My photography is at the center of my writing, allowing the visual nature of my eye to also shape my words. I use a process of recording my moment-to-moment experience in the field while taking photographs, to structure my written word. I love the freedom of the essay, and the relationship between text and image.


Biography

Shannon O’Neill Creighton is a visual artist and writer working as a high school photography teacher and freelance visual artist in West Sonoma County. Her interest in the photographic arts began at age ten with her exposure to black and white 35mm photography, rolling her own film, and developing images in the glow of the red light. Shannon grew up in West Marin, an hour northwest of San Francisco. From early on, she developed and challenged herself by intimately engaging with the land around her, often with camera in hand. This lifelong relationship with nature continues to serve as a primary shaping force in Shannon’s life and artwork.

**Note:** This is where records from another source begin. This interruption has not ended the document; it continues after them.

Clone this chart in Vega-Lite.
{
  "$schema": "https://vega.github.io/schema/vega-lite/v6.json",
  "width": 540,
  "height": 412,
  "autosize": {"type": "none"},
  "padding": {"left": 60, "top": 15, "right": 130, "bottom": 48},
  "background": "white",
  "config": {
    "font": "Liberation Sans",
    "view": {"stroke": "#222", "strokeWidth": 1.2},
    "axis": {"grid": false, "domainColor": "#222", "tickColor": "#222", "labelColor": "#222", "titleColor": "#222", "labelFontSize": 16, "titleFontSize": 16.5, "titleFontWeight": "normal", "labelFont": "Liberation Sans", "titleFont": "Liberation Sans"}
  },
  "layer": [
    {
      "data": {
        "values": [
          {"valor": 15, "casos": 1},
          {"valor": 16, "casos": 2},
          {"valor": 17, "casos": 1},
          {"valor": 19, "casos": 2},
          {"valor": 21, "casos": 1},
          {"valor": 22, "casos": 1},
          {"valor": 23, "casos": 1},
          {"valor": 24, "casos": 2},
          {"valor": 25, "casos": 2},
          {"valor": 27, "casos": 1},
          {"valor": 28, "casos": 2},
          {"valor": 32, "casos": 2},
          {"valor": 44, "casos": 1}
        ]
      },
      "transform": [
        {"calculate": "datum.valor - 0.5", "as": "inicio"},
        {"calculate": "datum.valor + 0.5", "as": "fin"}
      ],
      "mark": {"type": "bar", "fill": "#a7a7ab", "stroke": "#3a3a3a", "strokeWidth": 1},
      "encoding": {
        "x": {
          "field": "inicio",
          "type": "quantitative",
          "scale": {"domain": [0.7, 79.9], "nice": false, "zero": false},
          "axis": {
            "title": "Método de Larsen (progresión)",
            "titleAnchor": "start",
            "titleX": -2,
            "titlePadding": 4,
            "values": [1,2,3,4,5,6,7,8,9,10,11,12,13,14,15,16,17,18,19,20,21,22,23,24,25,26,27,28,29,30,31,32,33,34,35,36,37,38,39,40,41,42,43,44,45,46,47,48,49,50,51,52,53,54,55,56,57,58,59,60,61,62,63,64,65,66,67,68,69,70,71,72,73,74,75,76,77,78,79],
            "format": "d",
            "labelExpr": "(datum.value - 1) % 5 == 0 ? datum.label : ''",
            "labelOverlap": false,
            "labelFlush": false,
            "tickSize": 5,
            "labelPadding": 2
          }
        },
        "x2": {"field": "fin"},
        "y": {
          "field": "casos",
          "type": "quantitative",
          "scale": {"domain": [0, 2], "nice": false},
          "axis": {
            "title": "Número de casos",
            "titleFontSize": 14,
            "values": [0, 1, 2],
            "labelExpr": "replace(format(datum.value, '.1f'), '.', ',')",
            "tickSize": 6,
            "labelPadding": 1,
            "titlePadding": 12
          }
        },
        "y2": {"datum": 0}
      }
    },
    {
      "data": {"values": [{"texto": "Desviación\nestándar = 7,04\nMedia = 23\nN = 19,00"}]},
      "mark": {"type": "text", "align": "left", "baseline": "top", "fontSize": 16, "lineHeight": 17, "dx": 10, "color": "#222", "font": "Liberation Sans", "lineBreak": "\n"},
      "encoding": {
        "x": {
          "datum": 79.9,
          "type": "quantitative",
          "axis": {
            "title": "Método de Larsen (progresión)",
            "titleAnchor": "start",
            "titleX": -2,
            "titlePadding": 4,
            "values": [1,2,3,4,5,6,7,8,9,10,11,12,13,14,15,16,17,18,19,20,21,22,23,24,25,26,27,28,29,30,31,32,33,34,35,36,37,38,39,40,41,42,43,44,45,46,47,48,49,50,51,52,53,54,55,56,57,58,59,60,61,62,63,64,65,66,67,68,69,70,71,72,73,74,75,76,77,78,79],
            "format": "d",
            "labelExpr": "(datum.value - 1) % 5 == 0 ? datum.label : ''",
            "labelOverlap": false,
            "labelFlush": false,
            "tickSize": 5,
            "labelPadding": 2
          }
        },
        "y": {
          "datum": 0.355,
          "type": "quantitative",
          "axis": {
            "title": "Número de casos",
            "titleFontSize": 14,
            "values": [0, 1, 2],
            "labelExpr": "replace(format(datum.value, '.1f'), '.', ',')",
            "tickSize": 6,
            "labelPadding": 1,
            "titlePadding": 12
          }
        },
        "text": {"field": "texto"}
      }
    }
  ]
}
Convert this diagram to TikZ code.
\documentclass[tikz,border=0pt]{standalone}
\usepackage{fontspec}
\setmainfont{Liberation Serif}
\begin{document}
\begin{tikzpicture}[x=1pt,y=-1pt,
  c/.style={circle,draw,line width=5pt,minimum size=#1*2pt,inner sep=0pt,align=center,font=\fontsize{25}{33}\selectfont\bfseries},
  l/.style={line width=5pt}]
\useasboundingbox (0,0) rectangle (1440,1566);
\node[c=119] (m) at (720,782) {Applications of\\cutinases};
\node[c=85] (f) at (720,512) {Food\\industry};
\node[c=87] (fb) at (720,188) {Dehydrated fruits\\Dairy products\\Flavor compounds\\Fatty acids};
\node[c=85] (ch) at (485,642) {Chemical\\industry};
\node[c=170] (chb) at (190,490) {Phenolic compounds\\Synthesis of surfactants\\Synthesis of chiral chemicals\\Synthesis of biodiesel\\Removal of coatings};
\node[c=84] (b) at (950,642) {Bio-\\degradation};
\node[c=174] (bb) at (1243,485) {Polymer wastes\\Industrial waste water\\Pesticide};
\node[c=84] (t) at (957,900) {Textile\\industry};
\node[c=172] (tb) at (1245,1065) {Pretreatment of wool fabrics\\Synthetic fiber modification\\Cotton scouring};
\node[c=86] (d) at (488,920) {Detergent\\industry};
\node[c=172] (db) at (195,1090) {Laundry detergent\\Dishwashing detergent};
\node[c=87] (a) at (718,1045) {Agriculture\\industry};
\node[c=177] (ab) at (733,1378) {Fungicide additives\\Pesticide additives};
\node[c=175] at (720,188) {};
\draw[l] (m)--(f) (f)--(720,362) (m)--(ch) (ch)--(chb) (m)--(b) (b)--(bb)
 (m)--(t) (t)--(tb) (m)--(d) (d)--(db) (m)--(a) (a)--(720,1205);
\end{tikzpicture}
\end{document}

Shannon received her MFA from California Institute of Integral Studies in April 2018 in Creative Inquiry, with a focus on 4x5 photography and text & image. Craving constraint and materiality, Shannon returned to analog photography during graduate school. Her practice now involves working primarily with 4x5 large format and medium format cameras and printing with 19th century practices, including cyanotype, tricolor gum printing, and photograms, further aligning her artistic values with her medium, taking the qualities of patience, tangibility, and limitation seriously. Additionally, she is particularly interested in the way photography continues to reinvent and expand itself as a medium, combining old processes with new technologies.

She has been artistically influenced by the work of her friend and mentor, Tomiko Jones, and further by Nils Carlson, Tierney Gearon, Paula Riff , and Francis Baker, among many others. The intersection of place-based practices and thinkers, land art, queer ecology, ecofeminism, and liberation practices is central to Shannon’s artistic philosophy and values. As an arts educator, Shannon is consistently inspired and changed by the work of her students, who bravely ask critical questions, seeking to understand them through their images.